Два часа на дорогу я там трачу, а сюда пешком за 20 минут дошёл. Там примерно в десять раз получал больше зарплаты, но и тратил столько же. В Москве мы снимали жильё, а в Новгород приехали и сразу купили квартиру. Там долгосрочных перспектив вообще никаких не построишь. Квартирный вопрос, ипотеку взять нереально. Мне интересны другие штуки, я от них получаю гораздо больше удовольствия, чем от зарабатывания денег.

— А почему поехали именно в Новгород?

— Жильё дешёвое и город красивый. Такой рациональный выбор.

— Что нравится или не нравится в городе?

— Обалденный город. Мы живём в старом районе на Торговой стороне, в двухэтажном доме. Если бы мы жили в Западном, было бы не так классно, потому что там суета, пробки. А на Торговой на контрасте с московской жизнью всё нравится. 6 минут до кремля и 6 минут до речки, на которой мы байдарку надуваем и катаемся. Весной, летом мы с женой каждый выходной стараемся куда-то выбраться. По Мсте покататься на два дня, с дочкой, с палаткой. В целом нравятся учреждения культуры, как развивается культура.

С точки зрения собственных возможностей я здесь могу гораздо больше, чем в Москве. Я  работаю в НовГУ, и у меня довольно много возможностей. Если говорить, что не нравится, — общественный транспорт.

— В соцсетях вы как-то писали, что хотели бы «заняться интеграцией иностранного студенчества» в Новгородском университете. Что вы предложили бы сделать?

— Я знаком с проблемами иностранцев межнациональных отношений. Мне хочется потусовать иностранцев с другими студентами, чтобы и они чувствовали себя нечужими, и чтобы у студентов возникал интерес к другим культурам. Из-за того, что часто совершенно другая культура, возникают всякие непонимания.
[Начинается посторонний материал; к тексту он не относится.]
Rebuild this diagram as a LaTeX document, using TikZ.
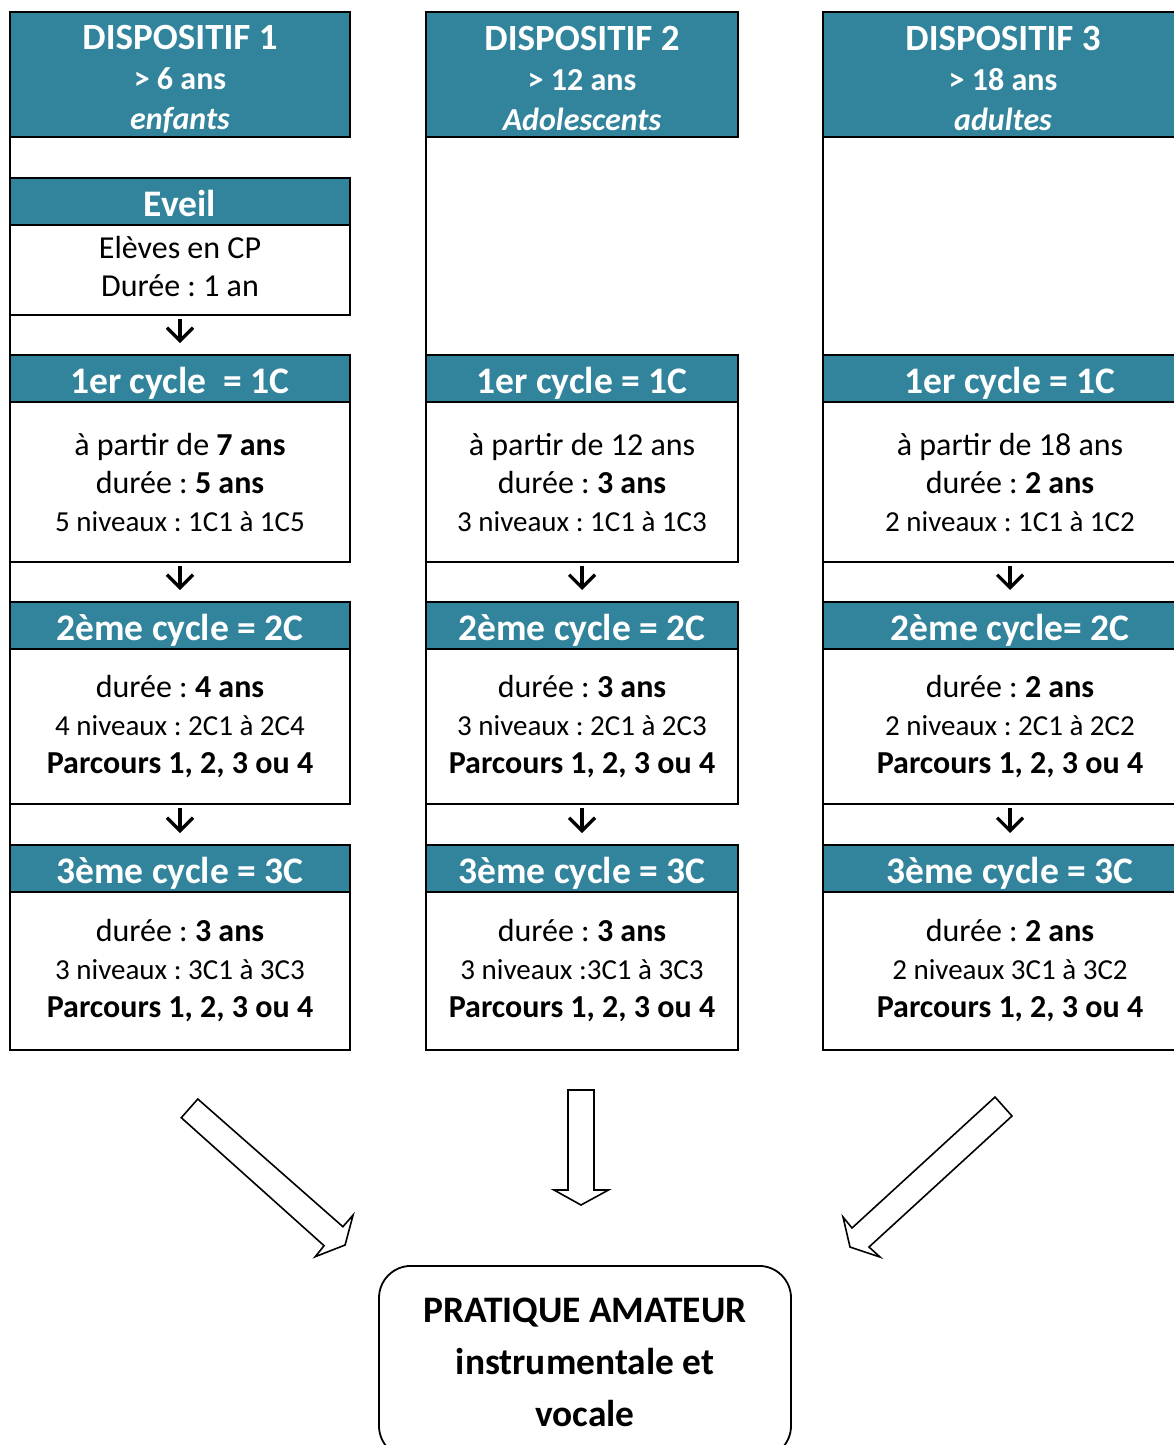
\documentclass[tikz,border=0pt]{standalone}
\usepackage{fontspec}
\setmainfont{Carlito}
\usetikzlibrary{positioning, arrows.meta}
\frenchspacing

\definecolor{dispoblue}{HTML}{31849B}
\newcommand{\niv}{\fontsize{29}{38}\selectfont}

\tikzset{
  band/.style={draw, line width=1.6pt, fill=dispoblue, text=white, inner sep=0pt, outer sep=0pt,
               minimum height=47pt, text height=31pt, text depth=1pt,
               font=\fontsize{37.5}{40}\selectfont\bfseries},
  headbox/.style={draw, line width=1.6pt, fill=dispoblue, text=white, inner sep=0pt, outer sep=0pt,
                  minimum height=125pt, align=center, font=\fontsize{32}{40}\selectfont\bfseries},
  bodybox/.style={draw, line width=1.6pt, fill=white, inner sep=0pt, outer sep=0pt, align=center,
                  font=\fontsize{32}{38}\selectfont},
  stepArrow/.style={-{Straight Barb[length=13pt,width=26pt]}, line width=3.2pt,
                    shorten <=4pt, shorten >=12pt},
  bigArrow/.style={draw, line width=1.6pt, fill=white, line join=miter},
  finalbox/.style={draw, line width=1.8pt, rounded corners=32pt, inner sep=0pt, align=center,
                   font=\fontsize{37.4}{52}\selectfont\bfseries}
}

\begin{document}
\begin{tikzpicture}[x=1pt, y=1pt]
\useasboundingbox (0,0) rectangle (1173,-1445);

% dispositif 1
\node[headbox, minimum width=340pt, anchor=north west] (hd1) at (10,-12)
  {{\fontsize{37}{40}\selectfont\rule{0pt}{33pt}DISPOSITIF 1}\\> 6 ans\\\textit{enfants}};
\node[band, minimum width=340pt, below=41pt of hd1] (ev1) {Eveil};
\node[bodybox, minimum width=340pt, minimum height=90pt, below=0pt of ev1] (evb1)
  {Elèves en CP\\Durée : 1 an\rule[-7pt]{0pt}{7pt}};
\node[band, minimum width=340pt, below=40pt of evb1] (ca1) {1er cycle~ = 1C};
\node[bodybox, minimum width=340pt, minimum height=160pt, below=0pt of ca1] (cab1)
  {à partir de \textbf{7 ans}\\durée : \textbf{5 ans}\\{\niv 5 niveaux : 1C1 à 1C5}};
\node[band, minimum width=340pt, below=40pt of cab1] (cb1) {2ème cycle = 2C};
\node[bodybox, minimum width=340pt, minimum height=155pt, below=0pt of cb1] (cbb1)
  {durée : \textbf{4 ans}\\{\niv 4 niveaux : 2C1 à 2C4}\\\textbf{Parcours 1, 2, 3 ou 4}};
\node[band, minimum width=340pt, below=41pt of cbb1] (cc1) {3ème cycle = 3C};
\node[bodybox, minimum width=340pt, minimum height=158pt, below=0pt of cc1] (ccb1)
  {durée : \textbf{3 ans}\\{\niv 3 niveaux : 3C1 à 3C3}\\\textbf{Parcours 1, 2, 3 ou 4}};

% dispositif 2
\node[headbox, minimum width=312pt, anchor=north west] (hd2) at (426,-12)
  {{\fontsize{37}{40}\selectfont\rule{0pt}{33pt}DISPOSITIF 2}\\> 12 ans\\\textit{Adolescents}};
\node[band, minimum width=312pt, below=218pt of hd2] (ca2) {1er cycle = 1C};
\node[bodybox, minimum width=312pt, minimum height=160pt, below=0pt of ca2] (cab2)
  {à partir de 12 ans\\durée : \textbf{3 ans}\\{\niv 3 niveaux : 1C1 à 1C3}};
\node[band, minimum width=312pt, below=40pt of cab2] (cb2) {2ème cycle = 2C};
\node[bodybox, minimum width=312pt, minimum height=155pt, below=0pt of cb2] (cbb2)
  {durée : \textbf{3 ans}\\{\niv 3 niveaux : 2C1 à 2C3}\\\textbf{Parcours 1, 2, 3 ou 4}};
\node[band, minimum width=312pt, below=41pt of cbb2] (cc2) {3ème cycle = 3C};
\node[bodybox, minimum width=312pt, minimum height=158pt, below=0pt of cc2] (ccb2)
  {durée : \textbf{3 ans}\\{\niv 3 niveaux :3C1 à 3C3}\\\textbf{Parcours 1, 2, 3 ou 4}};

% dispositif 3
\node[headbox, minimum width=360pt, anchor=north west] (hd3) at (823,-12)
  {{\fontsize{37}{40}\selectfont\rule{0pt}{33pt}DISPOSITIF 3}\\> 18 ans\\\textit{adultes}};
\node[band, minimum width=374pt, below=218pt of hd3.south west, anchor=north west] (ca3) {1er cycle = 1C};
\node[bodybox, minimum width=374pt, minimum height=160pt, below=0pt of ca3] (cab3)
  {à partir de 18 ans\\durée : \textbf{2 ans}\\{\niv 2 niveaux : 1C1 à 1C2}};
\node[band, minimum width=374pt, below=40pt of cab3] (cb3) {2ème cycle= 2C};
\node[bodybox, minimum width=374pt, minimum height=155pt, below=0pt of cb3] (cbb3)
  {durée : \textbf{2 ans}\\{\niv 2 niveaux : 2C1 à 2C2}\\\textbf{Parcours 1, 2, 3 ou 4}};
\node[band, minimum width=374pt, below=41pt of cbb3] (cc3) {3ème cycle = 3C};
\node[bodybox, minimum width=374pt, minimum height=158pt, below=0pt of cc3] (ccb3)
  {durée : \textbf{2 ans}\\{\niv 2 niveaux 3C1 à 3C2}\\\textbf{Parcours 1, 2, 3 ou 4}};

% left borders running down each column
\draw[line width=1.6pt] (hd1.north west) -- (ccb1.south west);
\draw[line width=1.6pt] (hd2.north west) -- (ccb2.south west);
\draw[line width=1.6pt] (hd3.north west) -- (ccb3.south west);

% small arrows between levels
\draw[stepArrow] (evb1.south) -- (ca1.north);
\draw[stepArrow] (cab1.south) -- (cb1.north);
\draw[stepArrow] (cbb1.south) -- (cc1.north);
\draw[stepArrow] (cab2.south) -- (cb2.north);
\draw[stepArrow] (cbb2.south) -- (cc2.north);
\draw[stepArrow] (cab3.south) -- (cb3.north);
\draw[stepArrow] (cbb3.south) -- (cc3.north);

% final box
\node[finalbox, minimum width=412pt, minimum height=192pt, anchor=north] (pa) at (585,-1265)
  {PRATIQUE AMATEUR\\instrumentale et\\vocale};

% block arrows towards the final box
\draw[bigArrow] (197.8,-1099) -- (342.9,-1226.7) -- (353.1,-1215) -- (345.1,-1245)
  -- (315.2,-1256.7) -- (324.1,-1245.7) -- (181.3,-1117.7) -- cycle;
\draw[bigArrow] (568,-1090) -- (594,-1090) -- (594,-1190) -- (608.5,-1190)
  -- (581,-1205) -- (554,-1190) -- (568,-1190) -- cycle;
\draw[bigArrow] (995,-1097) -- (1012,-1116) -- (869,-1247) -- (880,-1257)
  -- (850,-1247) -- (843,-1217) -- (852,-1228) -- cycle;
\end{tikzpicture}
\end{document}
С администрацией, с горожанами, с другими студентами. Мне хочется, чтобы часть таких проблем я бы мог разруливать. У меня есть в запасе несколько проектов. Мне бы хотелось вести интернет-журнал о Новгороде глазами иностранцев и соответственно одновременно они же могли бы рассказывать о своих странах. Это было бы интересно услышать горожанам. Потому что приехали какие-то люди, мы про них ничего не знаем. А когда человек чего-то не знает, у него возникают страх и агрессия, над этим хочется поработать.